— begin DATASET EXTRACT —

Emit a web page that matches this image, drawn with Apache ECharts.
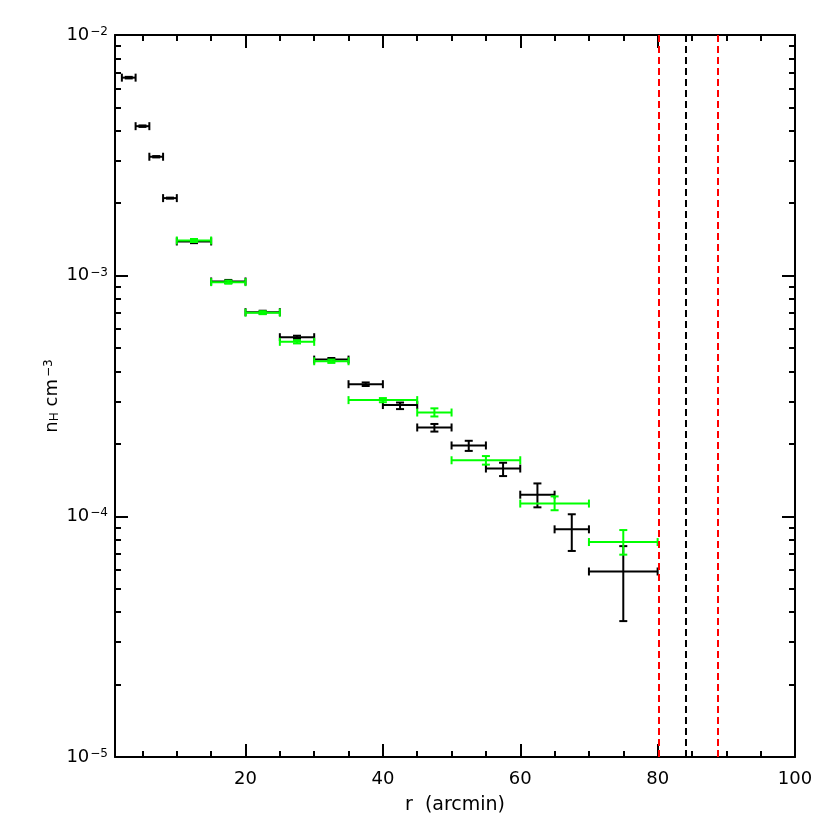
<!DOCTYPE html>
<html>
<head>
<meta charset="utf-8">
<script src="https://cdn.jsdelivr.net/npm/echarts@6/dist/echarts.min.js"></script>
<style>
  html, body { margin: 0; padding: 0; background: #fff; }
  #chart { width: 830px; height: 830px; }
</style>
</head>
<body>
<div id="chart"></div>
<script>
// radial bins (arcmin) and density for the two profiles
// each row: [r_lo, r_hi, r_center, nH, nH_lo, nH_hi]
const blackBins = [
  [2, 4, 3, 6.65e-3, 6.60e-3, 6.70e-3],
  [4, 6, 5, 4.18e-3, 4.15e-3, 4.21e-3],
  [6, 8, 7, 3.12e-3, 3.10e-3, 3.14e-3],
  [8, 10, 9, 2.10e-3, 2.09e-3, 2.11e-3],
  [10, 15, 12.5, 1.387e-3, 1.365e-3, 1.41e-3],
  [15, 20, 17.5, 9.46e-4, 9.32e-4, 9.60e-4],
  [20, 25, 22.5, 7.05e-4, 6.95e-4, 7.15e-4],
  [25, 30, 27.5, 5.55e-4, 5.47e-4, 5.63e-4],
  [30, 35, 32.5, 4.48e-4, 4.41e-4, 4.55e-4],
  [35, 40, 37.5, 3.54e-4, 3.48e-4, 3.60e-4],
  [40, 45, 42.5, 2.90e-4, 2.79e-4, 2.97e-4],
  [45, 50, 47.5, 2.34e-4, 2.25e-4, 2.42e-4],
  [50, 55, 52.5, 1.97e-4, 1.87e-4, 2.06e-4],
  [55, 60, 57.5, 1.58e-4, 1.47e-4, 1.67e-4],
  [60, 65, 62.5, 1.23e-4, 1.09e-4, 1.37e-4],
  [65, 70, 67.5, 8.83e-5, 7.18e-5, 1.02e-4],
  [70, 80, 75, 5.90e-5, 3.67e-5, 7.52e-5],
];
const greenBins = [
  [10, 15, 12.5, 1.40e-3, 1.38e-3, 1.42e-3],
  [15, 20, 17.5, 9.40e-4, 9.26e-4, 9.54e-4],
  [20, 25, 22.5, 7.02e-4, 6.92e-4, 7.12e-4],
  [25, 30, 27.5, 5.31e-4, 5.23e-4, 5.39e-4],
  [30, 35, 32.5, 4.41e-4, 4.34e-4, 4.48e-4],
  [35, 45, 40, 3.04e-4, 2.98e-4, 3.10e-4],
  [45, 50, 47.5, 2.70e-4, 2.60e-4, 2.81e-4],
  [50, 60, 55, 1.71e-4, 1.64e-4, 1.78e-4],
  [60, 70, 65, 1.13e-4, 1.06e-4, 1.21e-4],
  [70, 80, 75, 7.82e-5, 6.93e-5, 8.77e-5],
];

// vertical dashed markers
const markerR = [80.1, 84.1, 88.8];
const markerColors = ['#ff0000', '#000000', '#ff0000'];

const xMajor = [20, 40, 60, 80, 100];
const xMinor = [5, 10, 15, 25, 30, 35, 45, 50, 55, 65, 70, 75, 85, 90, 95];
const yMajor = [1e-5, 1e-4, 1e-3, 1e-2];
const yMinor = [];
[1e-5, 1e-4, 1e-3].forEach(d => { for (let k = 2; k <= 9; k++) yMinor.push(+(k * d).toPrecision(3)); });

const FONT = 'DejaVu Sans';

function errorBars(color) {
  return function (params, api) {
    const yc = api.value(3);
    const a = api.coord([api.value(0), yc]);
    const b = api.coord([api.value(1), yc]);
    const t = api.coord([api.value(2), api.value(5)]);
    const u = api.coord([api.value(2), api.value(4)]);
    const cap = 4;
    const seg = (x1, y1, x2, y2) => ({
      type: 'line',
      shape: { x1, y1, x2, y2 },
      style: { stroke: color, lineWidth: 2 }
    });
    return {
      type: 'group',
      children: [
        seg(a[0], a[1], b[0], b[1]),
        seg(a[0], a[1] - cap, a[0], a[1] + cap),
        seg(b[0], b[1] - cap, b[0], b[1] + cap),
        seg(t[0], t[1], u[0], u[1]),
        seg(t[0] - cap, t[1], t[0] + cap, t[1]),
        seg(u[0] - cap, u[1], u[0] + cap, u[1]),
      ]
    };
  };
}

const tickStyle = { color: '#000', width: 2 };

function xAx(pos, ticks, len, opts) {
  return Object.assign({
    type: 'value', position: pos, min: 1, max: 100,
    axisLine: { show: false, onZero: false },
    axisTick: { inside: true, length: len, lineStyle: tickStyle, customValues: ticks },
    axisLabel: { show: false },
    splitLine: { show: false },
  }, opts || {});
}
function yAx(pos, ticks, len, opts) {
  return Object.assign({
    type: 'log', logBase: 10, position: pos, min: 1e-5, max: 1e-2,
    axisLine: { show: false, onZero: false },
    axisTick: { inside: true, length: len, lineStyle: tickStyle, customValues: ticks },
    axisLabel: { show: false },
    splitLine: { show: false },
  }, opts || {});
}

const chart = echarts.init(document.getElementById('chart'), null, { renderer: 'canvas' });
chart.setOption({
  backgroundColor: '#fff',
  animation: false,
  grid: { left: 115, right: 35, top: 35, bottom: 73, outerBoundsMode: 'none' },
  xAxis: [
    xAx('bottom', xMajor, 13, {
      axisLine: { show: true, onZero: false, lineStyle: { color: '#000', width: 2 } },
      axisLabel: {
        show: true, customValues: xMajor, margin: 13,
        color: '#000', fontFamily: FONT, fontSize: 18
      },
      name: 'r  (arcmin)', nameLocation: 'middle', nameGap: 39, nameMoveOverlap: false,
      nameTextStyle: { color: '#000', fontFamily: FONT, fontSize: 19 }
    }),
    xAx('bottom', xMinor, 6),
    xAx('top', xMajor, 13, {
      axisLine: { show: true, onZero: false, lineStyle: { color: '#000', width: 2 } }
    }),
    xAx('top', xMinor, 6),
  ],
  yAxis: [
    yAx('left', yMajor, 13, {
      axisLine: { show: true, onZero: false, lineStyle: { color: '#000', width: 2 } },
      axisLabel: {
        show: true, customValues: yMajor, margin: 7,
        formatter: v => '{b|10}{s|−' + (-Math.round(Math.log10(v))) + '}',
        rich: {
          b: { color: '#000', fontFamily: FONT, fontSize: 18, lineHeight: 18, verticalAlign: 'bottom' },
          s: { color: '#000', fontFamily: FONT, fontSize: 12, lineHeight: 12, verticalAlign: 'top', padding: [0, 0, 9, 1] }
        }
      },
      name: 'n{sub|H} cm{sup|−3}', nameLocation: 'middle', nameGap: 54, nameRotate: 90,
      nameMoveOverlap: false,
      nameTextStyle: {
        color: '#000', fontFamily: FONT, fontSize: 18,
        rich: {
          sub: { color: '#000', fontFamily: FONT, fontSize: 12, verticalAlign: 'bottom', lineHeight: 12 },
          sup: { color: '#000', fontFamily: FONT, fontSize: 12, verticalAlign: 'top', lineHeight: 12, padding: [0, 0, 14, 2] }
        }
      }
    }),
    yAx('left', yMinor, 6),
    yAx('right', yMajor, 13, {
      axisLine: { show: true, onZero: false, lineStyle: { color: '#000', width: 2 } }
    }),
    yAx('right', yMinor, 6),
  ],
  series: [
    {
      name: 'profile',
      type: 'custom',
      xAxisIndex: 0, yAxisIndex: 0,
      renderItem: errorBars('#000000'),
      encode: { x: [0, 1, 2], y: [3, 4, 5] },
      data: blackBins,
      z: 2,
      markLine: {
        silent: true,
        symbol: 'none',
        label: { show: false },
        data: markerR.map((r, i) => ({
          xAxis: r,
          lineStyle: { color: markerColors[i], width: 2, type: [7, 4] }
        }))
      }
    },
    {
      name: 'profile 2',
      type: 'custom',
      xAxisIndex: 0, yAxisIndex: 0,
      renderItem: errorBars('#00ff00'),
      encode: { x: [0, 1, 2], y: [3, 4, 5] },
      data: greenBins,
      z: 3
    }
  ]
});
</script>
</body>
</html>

— end DATASET EXTRACT —

Repeat the listing above exactly from its first line to the line containing "const FONT = 'DejaVu Sans';", both included, and omit the pictures.

__FINISHED EXERCISE__
Emit a web page that matches this image, drawn with Apache ECharts.
<!DOCTYPE html>
<html>
<head>
<meta charset="utf-8">
<script src="https://cdn.jsdelivr.net/npm/echarts@6/dist/echarts.min.js"></script>
<style>
  html, body { margin: 0; padding: 0; background: #fff; }
  #chart { width: 830px; height: 830px; }
</style>
</head>
<body>
<div id="chart"></div>
<script>
// radial bins (arcmin) and density for the two profiles
// each row: [r_lo, r_hi, r_center, nH, nH_lo, nH_hi]
const blackBins = [
  [2, 4, 3, 6.65e-3, 6.60e-3, 6.70e-3],
  [4, 6, 5, 4.18e-3, 4.15e-3, 4.21e-3],
  [6, 8, 7, 3.12e-3, 3.10e-3, 3.14e-3],
  [8, 10, 9, 2.10e-3, 2.09e-3, 2.11e-3],
  [10, 15, 12.5, 1.387e-3, 1.365e-3, 1.41e-3],
  [15, 20, 17.5, 9.46e-4, 9.32e-4, 9.60e-4],
  [20, 25, 22.5, 7.05e-4, 6.95e-4, 7.15e-4],
  [25, 30, 27.5, 5.55e-4, 5.47e-4, 5.63e-4],
  [30, 35, 32.5, 4.48e-4, 4.41e-4, 4.55e-4],
  [35, 40, 37.5, 3.54e-4, 3.48e-4, 3.60e-4],
  [40, 45, 42.5, 2.90e-4, 2.79e-4, 2.97e-4],
  [45, 50, 47.5, 2.34e-4, 2.25e-4, 2.42e-4],
  [50, 55, 52.5, 1.97e-4, 1.87e-4, 2.06e-4],
  [55, 60, 57.5, 1.58e-4, 1.47e-4, 1.67e-4],
  [60, 65, 62.5, 1.23e-4, 1.09e-4, 1.37e-4],
  [65, 70, 67.5, 8.83e-5, 7.18e-5, 1.02e-4],
  [70, 80, 75, 5.90e-5, 3.67e-5, 7.52e-5],
];
const greenBins = [
  [10, 15, 12.5, 1.40e-3, 1.38e-3, 1.42e-3],
  [15, 20, 17.5, 9.40e-4, 9.26e-4, 9.54e-4],
  [20, 25, 22.5, 7.02e-4, 6.92e-4, 7.12e-4],
  [25, 30, 27.5, 5.31e-4, 5.23e-4, 5.39e-4],
  [30, 35, 32.5, 4.41e-4, 4.34e-4, 4.48e-4],
  [35, 45, 40, 3.04e-4, 2.98e-4, 3.10e-4],
  [45, 50, 47.5, 2.70e-4, 2.60e-4, 2.81e-4],
  [50, 60, 55, 1.71e-4, 1.64e-4, 1.78e-4],
  [60, 70, 65, 1.13e-4, 1.06e-4, 1.21e-4],
  [70, 80, 75, 7.82e-5, 6.93e-5, 8.77e-5],
];

// vertical dashed markers
const markerR = [80.1, 84.1, 88.8];
const markerColors = ['#ff0000', '#000000', '#ff0000'];

const xMajor = [20, 40, 60, 80, 100];
const xMinor = [5, 10, 15, 25, 30, 35, 45, 50, 55, 65, 70, 75, 85, 90, 95];
const yMajor = [1e-5, 1e-4, 1e-3, 1e-2];
const yMinor = [];
[1e-5, 1e-4, 1e-3].forEach(d => { for (let k = 2; k <= 9; k++) yMinor.push(+(k * d).toPrecision(3)); });

const FONT = 'DejaVu Sans';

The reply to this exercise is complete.